In vertebrates, the interferon (IFN) response is the first line of defence against viruses, stimulating the production of diverse antiviral proteins encoded by hundreds of IFN-stimulated genes (ISGs). These host defences are engaged in continuous evolutionary conflicts with viruses, which have evolved a variety of evasive counterstrategies. Most viruses are only able to efficiently infect and replicate within a limited set of species, and multiple lines of evidence indicate that the IFN response plays a key role in limiting cross-species transmission. Sometimes, however, viruses do succeed in "jumping" from one species to another - indicating that host innate defences have been overcome. Since most emerging viruses (e.g. Ebola virus, coronaviruses, Nipah virus etc.) persist in animal reservoirs, it is vital to understand the barriers that normally prevent cross-species transmission.

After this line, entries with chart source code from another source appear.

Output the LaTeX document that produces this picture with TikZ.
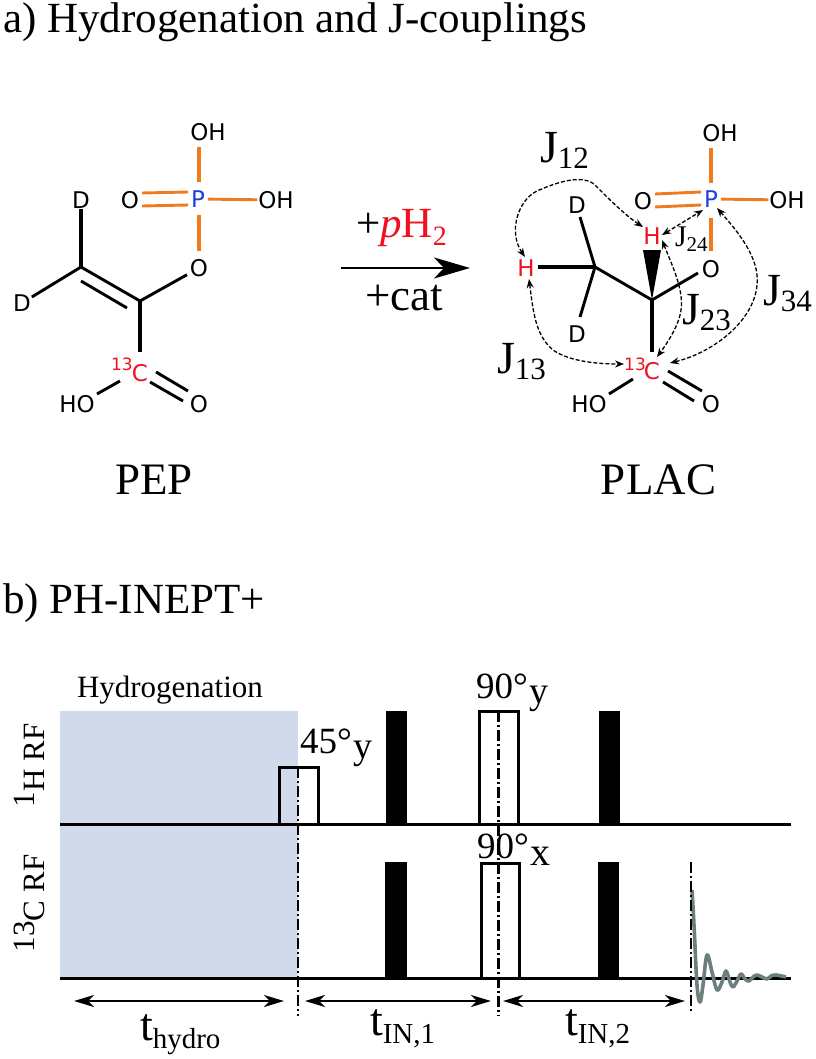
\documentclass[tikz,border=0pt]{standalone}
\usepackage{fontspec}
\setmainfont{Liberation Serif}
\newfontfamily\atomfont{DejaVu Sans}
\usetikzlibrary{arrows.meta}
\definecolor{bondor}{HTML}{F07A1E}
\definecolor{atomred}{HTML}{F01020}
\definecolor{atomblue}{HTML}{1C3FE0}
\definecolor{hydrob}{HTML}{D0DAEA}
\definecolor{fidgrey}{HTML}{6B7F7F}
\newcommand{\sz}[1]{\fontsize{#1}{#1}\selectfont}
\newcommand{\subt}[3]{\raisebox{#2}{\sz{#1}#3}}
\tikzset{
  atom/.style={font=\atomfont\sz{23},inner sep=1pt,text=black,outer sep=0pt,text height=17pt,text depth=0pt},
  redatom/.style={atom,text=atomred},
  blueatom/.style={atom,text=atomblue},
  bond/.style={line width=2.9pt,black},
  pbond/.style={line width=2.9pt,bondor},
  jarrow/.style={dash pattern=on 4pt off 2pt,line width=1.3pt,{Stealth[length=9pt,width=7pt]}-{Stealth[length=9pt,width=7pt]}},
  serif/.style={inner sep=0pt,outer sep=0pt,anchor=base west},
  pulseline/.style={line width=3pt,black},
  dashdot/.style={line width=2.4pt,dash pattern=on 11pt off 3pt on 2pt off 3pt},
  dimarrow/.style={line width=2.2pt,{Stealth[length=20pt,width=12pt,inset=6pt]}-{Stealth[length=20pt,width=12pt,inset=6pt]}},
}
\begin{document}
\begin{tikzpicture}[x=1pt,y=-1pt]
\useasboundingbox (0,0) rectangle (815,1059);
% titles
\node[serif,font=\sz{43}] (ta) at (3,33) {a) Hydrogenation and J-couplings};
\node[serif,font=\sz{43}] (tb) at (3,613) {b) PH-INEPT+};
% ---------- PEP
\node[atom] (aOHt) at (208,132) {OH};
\node[blueatom,inner sep=3pt] (aP) at (198,199) {P};
\node[atom] (aOHr) at (276,200) {OH};
\node[atom,inner sep=3pt] (aOl) at (130,200) {O};
\node[atom,inner sep=3pt] (aO) at (199,268) {O};
\node[atom] (aDt) at (81,200) {D};
\node[atom] (aDl) at (22,303) {D};
\node[redatom,inner sep=2pt] (aC) at (140,373) {C};
\node[redatom,font=\atomfont\sz{17}] (aCn) at (122,362) {13};
\node[atom] (aHO) at (77,404) {HO};
\node[atom,inner sep=3pt] (aOb) at (199,404) {O};
\coordinate (aC1) at (81,267);
\coordinate (aC2) at (140,301);
\coordinate (aC1i) at (81,281);
\coordinate (aC2i) at (127,308);
\draw[pbond,line width=3.6pt] (199,147) -- (199,182);
\draw[pbond] (aP) -- (aOHr);
\draw[pbond] ([yshift=7pt]aOl.east) -- ([yshift=7pt]aP.west);
\draw[pbond] ([yshift=-6pt]aOl.east) -- ([yshift=-6pt]aP.west);
\draw[pbond,line width=3.6pt] (199,215) -- (199,251);
\draw[bond] (aO) -- (aC2);
\draw[bond] (aC1) -- (aC2);
\draw[bond] (aC1i) -- (aC2i);
\draw[bond,line width=3.6pt] (aDt) -- (aC1);
\draw[bond] (aDl) -- (aC1);
\draw[bond,line width=3.6pt] (aC2) -- (140,352);
\draw[bond] (120,381) -- (97,394);
\draw[bond] (156,372) -- (188,391);
\draw[bond] (150,382) -- (183,401);
\node[serif,font=\sz{45},anchor=base] (pep) at (154,494) {PEP};
% ---------- arrow
\coordinate (rs) at (341,268);
\coordinate (re) at (470,268);
\draw[line width=2.4pt,-{Stealth[length=36pt,width=21pt,inset=10pt]}] (rs) -- (re);
\node[serif,font=\sz{43}] (rt) at (356,237) {+\textcolor{atomred}{\textit{p}H\subt{28}{-9pt}{2}}};
\node[serif,font=\sz{45}] (rb) at (365,310) {+cat};
% ---------- PLAC
\node[atom] (bOHt) at (720,133) {OH};
\node[blueatom,inner sep=3pt] (bP) at (711,199) {P};
\node[atom] (bOHr) at (787,200) {OH};
\node[atom,inner sep=3pt] (bOl) at (643,201) {O};
\node[atom,inner sep=3pt] (bO) at (711,269) {O};
\node[redatom,inner sep=3pt] (bH) at (652,236) {H};
\node[redatom,inner sep=3pt] (bHl) at (526,268) {H};
\node[atom] (bDt) at (577,205) {D};
\node[atom] (bDb) at (577,334) {D};
\node[redatom,inner sep=2pt] (bC) at (652,371) {C};
\node[redatom,font=\atomfont\sz{17}] (bCn) at (635,362) {13};
\node[atom] (bHO) at (589,404) {HO};
\node[atom,inner sep=3pt] (bOb) at (711,404) {O};
\coordinate (bC1) at (595,267);
\coordinate (bC2) at (652,300);
\draw[pbond,line width=3.6pt] (711,148) -- (711,183);
\draw[pbond] (bP) -- (bOHr);
\draw[pbond] ([yshift=7pt]bOl.east) -- ([yshift=7pt]bP.west);
\draw[pbond] ([yshift=-6pt]bOl.east) -- ([yshift=-6pt]bP.west);
\draw[pbond,line width=3.6pt] (711,218) -- (711,251);
\fill[black] (bC2) -- (643,250) -- (661,250) -- cycle;
\draw[bond] (bC2) -- (698,273);
\draw[bond] (bC1) -- (bC2);
\draw[bond,line width=3.6pt] (538,267) -- (bC1);
\draw[bond] (580,217) -- (bC1);
\draw[bond] (580,317) -- (bC1);
\draw[bond,line width=3.6pt] (bC2) -- (652,352);
\draw[bond] (633,379) -- (609,394);
\draw[bond] (668,371) -- (702,391);
\draw[bond] (663,382) -- (694,401);
\node[serif,font=\sz{45},anchor=base] (plac) at (658.5,494) {PLAC};
% J couplings
\draw[jarrow] (525,257) .. controls (508,232) and (518,200) .. (537,191) .. controls (555,183) and (585,172) .. (597,187) .. controls (610,200) and (625,215) .. (643,227);
\draw[jarrow] (529,279) .. controls (533,310) and (535,335) .. (553,350) .. controls (570,362) and (600,364) .. (624,364);
\draw[jarrow] (662,235) -- (703,210);
\draw[jarrow] (662,240) .. controls (672,265) and (684,290) .. (681,310) .. controls (679,325) and (668,342) .. (657,357);
\draw[jarrow] (717,208) .. controls (738,232) and (760,258) .. (757,285) .. controls (754,320) and (715,352) .. (670,363);
\node[serif,font=\sz{46}] (j12) at (540,163) {J\subt{31}{-6pt}{12}};
\node[serif,font=\sz{46}] (j13) at (497,373) {J\subt{31}{-6pt}{13}};
\node[serif,font=\sz{46}] (j23) at (682,324) {J\subt{31}{-6pt}{23}};
\node[serif,font=\sz{46}] (j34) at (763,305) {J\subt{31}{-6pt}{34}};
\node[serif,font=\sz{30}] (j24) at (675,247) {J\subt{21}{-5pt}{24}};
% ---------- sequence
\fill[hydrob] (60,711) rectangle (298,978);
\node[serif,font=\sz{31}] (hyd) at (77,697) {Hydrogenation};
\draw[pulseline] (279,824) -- (279,767) -- (318,767) -- (318,824);
\draw[pulseline] (479,824) -- (479,711) -- (518,711) -- (518,824);
\draw[pulseline] (481,978) -- (481,863) -- (519,863) -- (519,978);
\fill[black] (386,711) rectangle (407,824);
\fill[black] (599,711) rectangle (620,824);
\fill[black] (385,862) rectangle (407,978);
\fill[black] (598,862) rectangle (619,978);
\draw[pulseline] (60,824) -- (791,824);
\draw[pulseline] (60,978) -- (791,978);
\draw[fidgrey,line width=3.6pt,line join=round] plot[smooth,tension=0.6] coordinates {(692,890) (694,925) (697,985) (700,1002) (703,985) (707,955) (712,972) (717,990) (722,982) (726,971) (730,982) (733,987) (737,981) (741,974) (745,979) (749,981) (753,977) (757,975) (762,977) (767,979) (771,976) (776,975) (786,977)};
\coordinate (d1a) at (298,767); \coordinate (d1b) at (298,1016);
\coordinate (d2a) at (498.5,711); \coordinate (d2b) at (498.5,1016);
\coordinate (d3a) at (691,862); \coordinate (d3b) at (691,1012);
\draw[dashdot] (d1a) -- (d1b);
\draw[dashdot] (d2a) -- (d2b);
\draw[dashdot] (d3a) -- (d3b);
\coordinate (a1) at (74,1001); \coordinate (a2) at (284,1001);
\coordinate (a3) at (305,1001); \coordinate (a4) at (491,1001);
\coordinate (a5) at (503,1001); \coordinate (a6) at (685,1001);
\draw[dimarrow] (a1) -- (a2);
\draw[dimarrow] (a3) -- (a4);
\draw[dimarrow] (a5) -- (a6);
\node[serif,font=\sz{37}] (l45) at (300,753) {45°\kern2pt\subt{38}{-5pt}{y}};
\node[serif,font=\sz{37}] (l90y) at (476,698) {90°\kern2pt\subt{38}{-5pt}{y}};
\node[serif,font=\sz{37}] (l90x) at (477,858) {90°\kern2pt\subt{40}{-7pt}{x}};
\node[serif,font=\sz{46}] (th) at (140,1040) {t\subt{29}{-8pt}{hydro}};
\node[serif,font=\sz{46}] (t1) at (370,1035) {t\subt{29}{-8pt}{IN,1}};
\node[serif,font=\sz{46}] (t2) at (565,1035) {t\subt{29}{-8pt}{IN,2}};
\node[serif,font=\sz{31},rotate=90,anchor=base west] (lh) at (44,807) {\raisebox{10pt}{1}H RF};
\node[serif,font=\sz{31},rotate=90,anchor=base west] (lc) at (44,952) {\raisebox{10pt}{13}C RF};
\end{tikzpicture}
\end{document}
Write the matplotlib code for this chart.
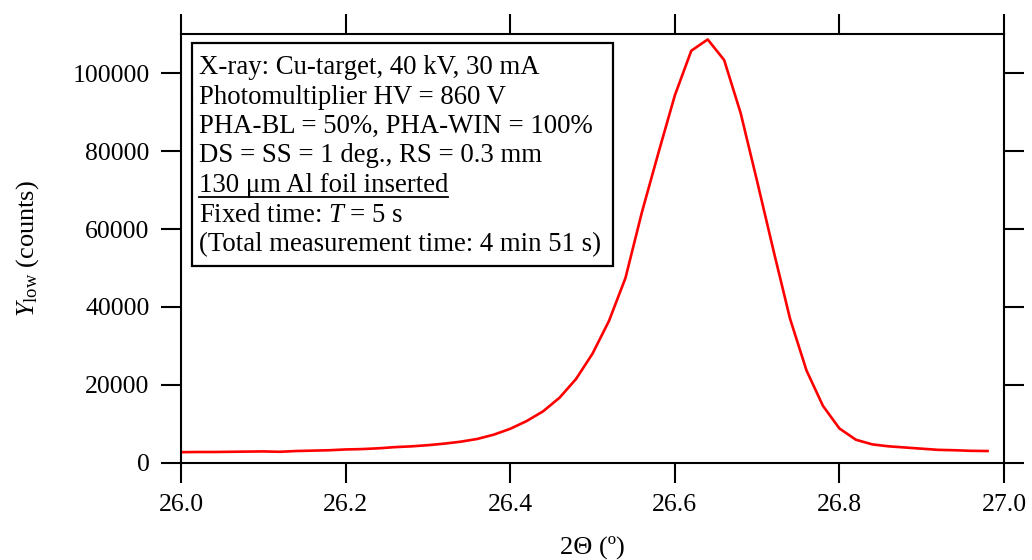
import matplotlib
matplotlib.use("Agg")
import matplotlib.pyplot as plt
from matplotlib.patches import Rectangle
from matplotlib.lines import Line2D

two_theta = [26.00, 26.02, 26.04, 26.06, 26.08, 26.10, 26.12, 26.14, 26.16, 26.18,
             26.20, 26.22, 26.24, 26.26, 26.28, 26.30, 26.32, 26.34, 26.36, 26.38,
             26.40, 26.42, 26.44, 26.46, 26.48, 26.50, 26.52, 26.54, 26.56, 26.58,
             26.60, 26.62, 26.64, 26.66, 26.68, 26.70, 26.72, 26.74, 26.76, 26.78,
             26.80, 26.82, 26.84, 26.86, 26.88, 26.90, 26.92, 26.94, 26.96, 26.98]
counts = [2700, 2750, 2750, 2800, 2850, 2900, 2800, 3000, 3100, 3200,
          3400, 3500, 3700, 4000, 4200, 4500, 4900, 5400, 6100, 7200,
          8700, 10700, 13200, 16700, 21500, 28000, 36400, 47400, 64300, 79500,
          94300, 105800, 108700, 103400, 89800, 72300, 54400, 37000, 23700, 14600,
          8800, 5900, 4700, 4200, 3900, 3600, 3300, 3200, 3050, 3000]

x_ticks = [26.0, 26.2, 26.4, 26.6, 26.8, 27.0]
x_ticklabels = ["26.0", "26.2", "26.4", "26.6", "26.8", "27.0"]
y_ticks = [0, 20000, 40000, 60000, 80000, 100000]
y_ticklabels = ["0", "20000", "40000", "60000", "80000", "100000"]

info_lines = [
    "X-ray: Cu-target, 40 kV, 30 mA",
    "Photomultiplier HV = 860 V",
    "PHA-BL = 50%, PHA-WIN = 100%",
    "DS = SS = 1 deg., RS = 0.3 mm",
    "130 \u03bcm Al foil inserted",
    "Fixed time: $T$ = 5 s",
    "(Total measurement time: 4 min 51 s)",
]
underlined_line = 4

plt.rcParams["font.family"] = ["Liberation Serif", "DejaVu Serif"]
plt.rcParams["mathtext.fontset"] = "custom"
plt.rcParams["mathtext.rm"] = "Liberation Serif"
plt.rcParams["mathtext.it"] = "Liberation Serif:italic"
plt.rcParams["mathtext.bf"] = "Liberation Serif:bold"

W, H = 1032, 560
fig = plt.figure(figsize=(W / 100, H / 100), dpi=100)
ax = fig.add_axes([181 / W, 1 - 462.7 / H, (1004 - 181) / W, (462.7 - 34) / H])

ax.plot(two_theta, counts, color="#ff0000", lw=1.9)
ax.set_xlim(26.0, 27.0)
ax.set_ylim(0, 110100)

ax.set_xticks(x_ticks)
ax.set_xticklabels(x_ticklabels)
ax.set_yticks(y_ticks)
ax.set_yticklabels(y_ticklabels)
ax.minorticks_off()
ax.tick_params(axis="both", which="major", direction="out", length=14.5, width=1.5,
               labelsize=18.5, pad=8, top=True, right=True, labeltop=False, labelright=False)
for s in ax.spines.values():
    s.set_linewidth(1.5)

ax.set_xlabel("2\u0398 (\u00ba)", fontsize=19, labelpad=14)
ax.set_ylabel("$Y_{\\mathrm{low}}$ (counts)", fontsize=19, labelpad=23)

# info box (pixel layout -> figure fraction)
def fx(px):
    return px / W

def fy(py):
    return 1 - py / H

box = Rectangle((fx(192), fy(266)), fx(613) - fx(192), fy(42.5) - fy(266),
                transform=fig.transFigure, fill=False, edgecolor="black", lw=1.6, zorder=5)
fig.patches.append(box)

texts = []
for i, line in enumerate(info_lines):
    t = fig.text(fx(199), fy(74 + 29.5 * i), line, fontsize=19.3, ha="left", va="baseline")
    texts.append(t)

fig.canvas.draw()
r = fig.canvas.get_renderer()
bb = texts[underlined_line].get_window_extent(renderer=r)
uy = fy(74 + 29.5 * underlined_line + 5)
fig.lines.append(Line2D([bb.x0 / W, bb.x1 / W], [uy, uy], transform=fig.transFigure,
                        color="black", lw=1.3))

fig.savefig("out.png", dpi=100)
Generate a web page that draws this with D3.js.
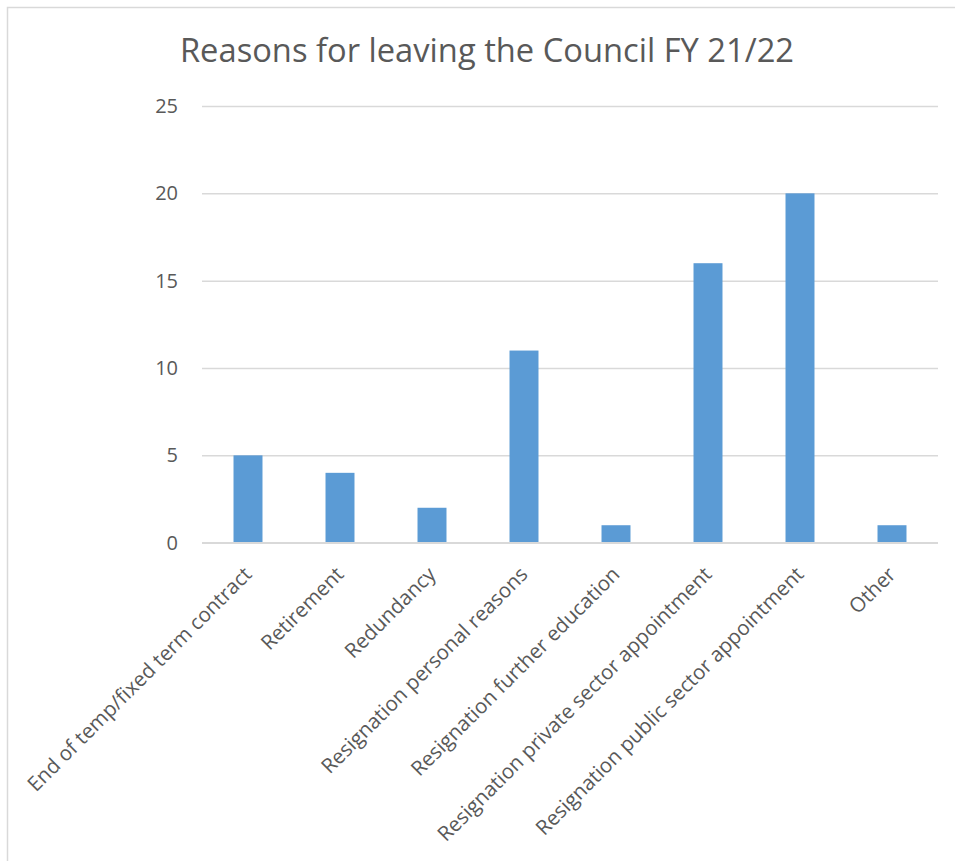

In this programme, we will first characterise the ISGs of a variety of animal species, including reservoirs of zoonotic infections. We will then examine a range of important human pathogens (e.g. Ebola virus, hepatitis C, Dengue and others) in vitro and in silico to (i) define patterns of antiviral restriction by "homologous" and "heterologous" ISGs and (ii) identify important host and viral determinants of cross-species transmission. We will develop experimental systems that will allow us to dissect the evolutionary history of antiviral genes, and explore the pathways and constraints to the evolution of viral counterstrategies. Altogether, these data will provide a powerful and flexible system for (i) constructing predictive models (a "zoonotic index") to assess the risk of future cross-species transmission events and (ii) identifying novel antiviral genes.